There’s also the resident Straw Grinch, present to scold the youths for their loud music. Neil (standup comic Chris D’Elia, who deserves better) is a former DJ who now runs a makeshift party bus for concertgoers, which breaks down on the side of the highway on its way to XOXO. Upon arriving at the festival, he scowls and sulks until he is forced to confront the ghosts of his past: Ryan Hansen, who played Neptune’s resident bro on Veronica Mars, is type-cast as Avilo, the evil DJ responsible for ruining Neil’s career. In having it out with his former colleague, Neil sees the error of his ways. Maybe this EDM stuff isn’t so bad.
Each of these subplots shares the same message: Life is short and best spent partying with someone special. Because XOXO hasn’t heard of subtlety, this advice will be delivered by Anders (Ian Anthony Dale), the handsome founder of the festival. He wanders around from scene to scene dispensing fortune cookie-style declarations. When Krystal is upset because she has yet to meet up with Jordan (Henry Zaga), a Tinder date for whom she has high hopes, Anders tells the young romantic that fate may have other things in store. “Sometimes we receive messages from the universe that are important,” he says, beaming with sage wisdom, “but we have a tendency to read them wrong.”

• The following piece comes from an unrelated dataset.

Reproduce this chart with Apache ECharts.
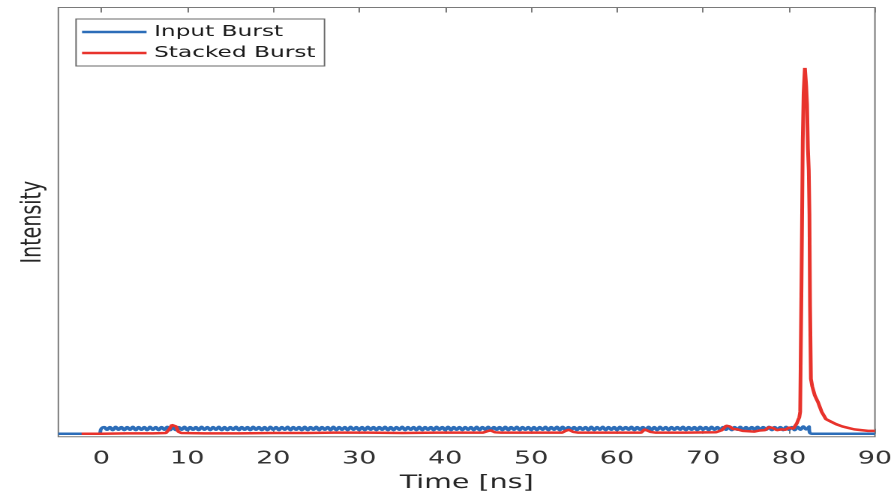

A much better movie is lurking at the fringes of XOXO, whose satiric edge is dulled by its lack of objective distance. (DJ Pete Tong, after all, serves as one of the producers.) Writer/director Louie, who has helmed music videos for Death Cab for Cutie and Kid Cudi, based the film on his own experiences going to warehouse parties as a teenager, and he shows a real knowledge and appreciation for the culture. Louie, though, is too enamored of the EDM scene that’s hit the mainstream since his adolescence to be all that critical of it.
That’s a shame — because the film’s best moment is a comic look at the absurdity of rave culture. Ethan, who doesn’t have credentials, can’t convince the bouncer to let him backstage to perform. The aspiring musician asks why he would have all his equipment with him if he’s not in the lineup. “Man, I don’t question the shit you people do,” the bouncer responds. “One guy out there has got a vacuum cleaner. I have no idea what he intends to clean with that thing.” Another humorous aside involves a PA in a last-minute panic. “They dropped Aoki’s cake!” she yells into a walkie-talkie. “I need a new one stat. Where is the nearest Costco?”

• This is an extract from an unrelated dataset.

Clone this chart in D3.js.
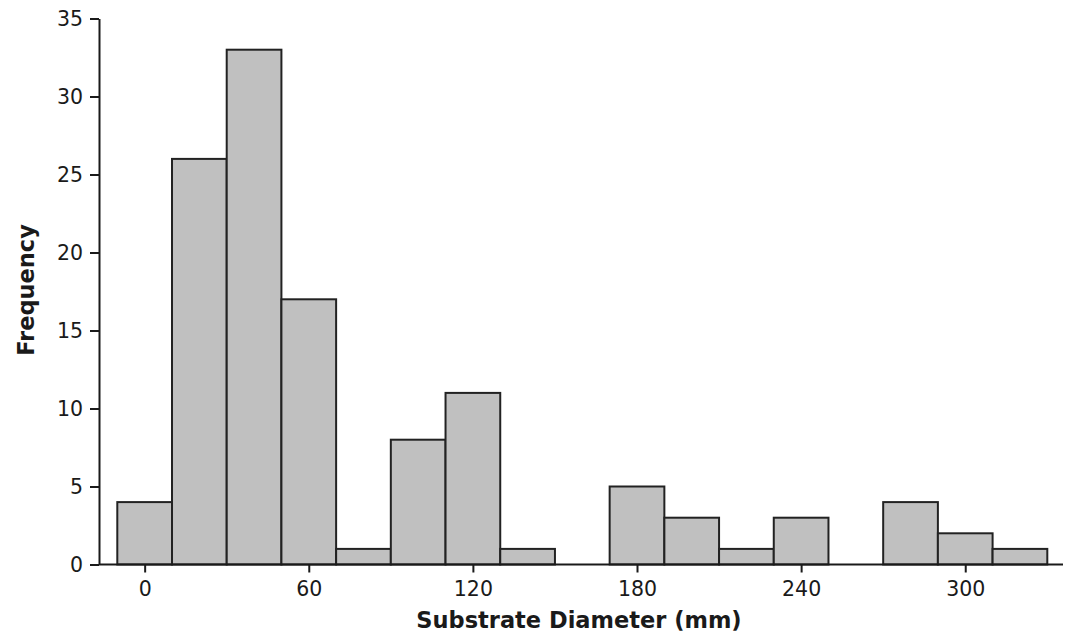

XOXO represents a small step forward from the bro-posturing of the 2015 bomb We Are Your Friends, in which Zac Efron plays a struggling DJ trying to hit it big. EDM, however, is still waiting for its first great movie, the film that captures the essence of the scene while being removed enough to see its flaws. Saturday Night Fever, for instance, examined the tribal rites of the disco era through an anthropological lens. Tony Manero embodies the wounded masculinity of the 1970s, dancing to the Bee Gees because he doesn’t have a future outside the discotheque. Strutting down the sidewalk in his white satin suit, Tony represents both the swagger and existential crises of a dying culture.
If you share the filmmakers’ starry-eyed view of EDM, you might like XOXO. Everyone else, however, is urged to buy a ticket to another show.